Problem details:
Leave out the pictures; transcribe all else exactly.

— BEGIN Data provided —

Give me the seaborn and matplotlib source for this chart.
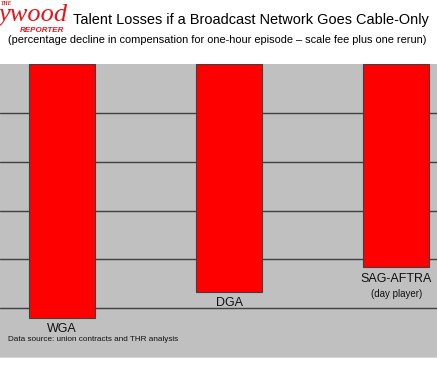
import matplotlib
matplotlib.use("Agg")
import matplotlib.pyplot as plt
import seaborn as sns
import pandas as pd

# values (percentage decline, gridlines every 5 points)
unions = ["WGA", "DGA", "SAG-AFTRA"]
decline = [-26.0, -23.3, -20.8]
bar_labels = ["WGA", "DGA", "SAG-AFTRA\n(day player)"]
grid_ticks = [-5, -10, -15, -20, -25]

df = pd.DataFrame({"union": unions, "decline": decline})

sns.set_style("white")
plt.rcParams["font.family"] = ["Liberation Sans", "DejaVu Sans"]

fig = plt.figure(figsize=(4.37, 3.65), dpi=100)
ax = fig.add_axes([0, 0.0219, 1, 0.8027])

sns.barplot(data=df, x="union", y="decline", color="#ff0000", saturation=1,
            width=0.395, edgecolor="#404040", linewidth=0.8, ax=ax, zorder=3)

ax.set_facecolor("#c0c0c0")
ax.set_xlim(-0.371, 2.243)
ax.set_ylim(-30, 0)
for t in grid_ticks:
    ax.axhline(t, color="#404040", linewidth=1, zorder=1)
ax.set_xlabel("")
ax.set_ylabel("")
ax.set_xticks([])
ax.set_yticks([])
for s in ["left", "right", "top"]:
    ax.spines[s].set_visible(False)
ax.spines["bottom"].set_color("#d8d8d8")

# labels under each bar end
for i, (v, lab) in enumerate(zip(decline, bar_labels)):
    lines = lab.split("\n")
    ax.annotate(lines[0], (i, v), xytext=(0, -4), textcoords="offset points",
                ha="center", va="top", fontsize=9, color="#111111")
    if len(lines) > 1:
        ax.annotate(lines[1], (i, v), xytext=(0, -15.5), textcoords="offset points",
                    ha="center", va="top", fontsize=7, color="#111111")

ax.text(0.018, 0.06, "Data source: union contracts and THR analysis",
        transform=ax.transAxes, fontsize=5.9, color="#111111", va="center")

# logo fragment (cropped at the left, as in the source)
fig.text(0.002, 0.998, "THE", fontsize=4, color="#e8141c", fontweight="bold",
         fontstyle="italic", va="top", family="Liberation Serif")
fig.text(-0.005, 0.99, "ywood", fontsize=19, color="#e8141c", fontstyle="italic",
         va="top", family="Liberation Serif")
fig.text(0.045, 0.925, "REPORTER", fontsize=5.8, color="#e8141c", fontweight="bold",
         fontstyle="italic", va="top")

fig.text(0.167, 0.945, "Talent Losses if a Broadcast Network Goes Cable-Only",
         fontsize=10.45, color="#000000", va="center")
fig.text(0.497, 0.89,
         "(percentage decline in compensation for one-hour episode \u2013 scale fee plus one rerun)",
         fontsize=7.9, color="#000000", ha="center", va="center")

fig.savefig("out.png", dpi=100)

— END Data provided —

Complete answer:
Give me the seaborn and matplotlib source for this chart.
import matplotlib
matplotlib.use("Agg")
import matplotlib.pyplot as plt
import seaborn as sns
import pandas as pd

# values (percentage decline, gridlines every 5 points)
unions = ["WGA", "DGA", "SAG-AFTRA"]
decline = [-26.0, -23.3, -20.8]
bar_labels = ["WGA", "DGA", "SAG-AFTRA\n(day player)"]
grid_ticks = [-5, -10, -15, -20, -25]

df = pd.DataFrame({"union": unions, "decline": decline})

sns.set_style("white")
plt.rcParams["font.family"] = ["Liberation Sans", "DejaVu Sans"]

fig = plt.figure(figsize=(4.37, 3.65), dpi=100)
ax = fig.add_axes([0, 0.0219, 1, 0.8027])

sns.barplot(data=df, x="union", y="decline", color="#ff0000", saturation=1,
            width=0.395, edgecolor="#404040", linewidth=0.8, ax=ax, zorder=3)

ax.set_facecolor("#c0c0c0")
ax.set_xlim(-0.371, 2.243)
ax.set_ylim(-30, 0)
for t in grid_ticks:
    ax.axhline(t, color="#404040", linewidth=1, zorder=1)
ax.set_xlabel("")
ax.set_ylabel("")
ax.set_xticks([])
ax.set_yticks([])
for s in ["left", "right", "top"]:
    ax.spines[s].set_visible(False)
ax.spines["bottom"].set_color("#d8d8d8")

# labels under each bar end
for i, (v, lab) in enumerate(zip(decline, bar_labels)):
    lines = lab.split("\n")
    ax.annotate(lines[0], (i, v), xytext=(0, -4), textcoords="offset points",
                ha="center", va="top", fontsize=9, color="#111111")
    if len(lines) > 1:
        ax.annotate(lines[1], (i, v), xytext=(0, -15.5), textcoords="offset points",
                    ha="center", va="top", fontsize=7, color="#111111")

ax.text(0.018, 0.06, "Data source: union contracts and THR analysis",
        transform=ax.transAxes, fontsize=5.9, color="#111111", va="center")

# logo fragment (cropped at the left, as in the source)
fig.text(0.002, 0.998, "THE", fontsize=4, color="#e8141c", fontweight="bold",
         fontstyle="italic", va="top", family="Liberation Serif")
fig.text(-0.005, 0.99, "ywood", fontsize=19, color="#e8141c", fontstyle="italic",
         va="top", family="Liberation Serif")
fig.text(0.045, 0.925, "REPORTER", fontsize=5.8, color="#e8141c", fontweight="bold",
         fontstyle="italic", va="top")

fig.text(0.167, 0.945, "Talent Losses if a Broadcast Network Goes Cable-Only",
         fontsize=10.45, color="#000000", va="center")
fig.text(0.497, 0.89,
         "(percentage decline in compensation for one-hour episode \u2013 scale fee plus one rerun)",
         fontsize=7.9, color="#000000", ha="center", va="center")

fig.savefig("out.png", dpi=100)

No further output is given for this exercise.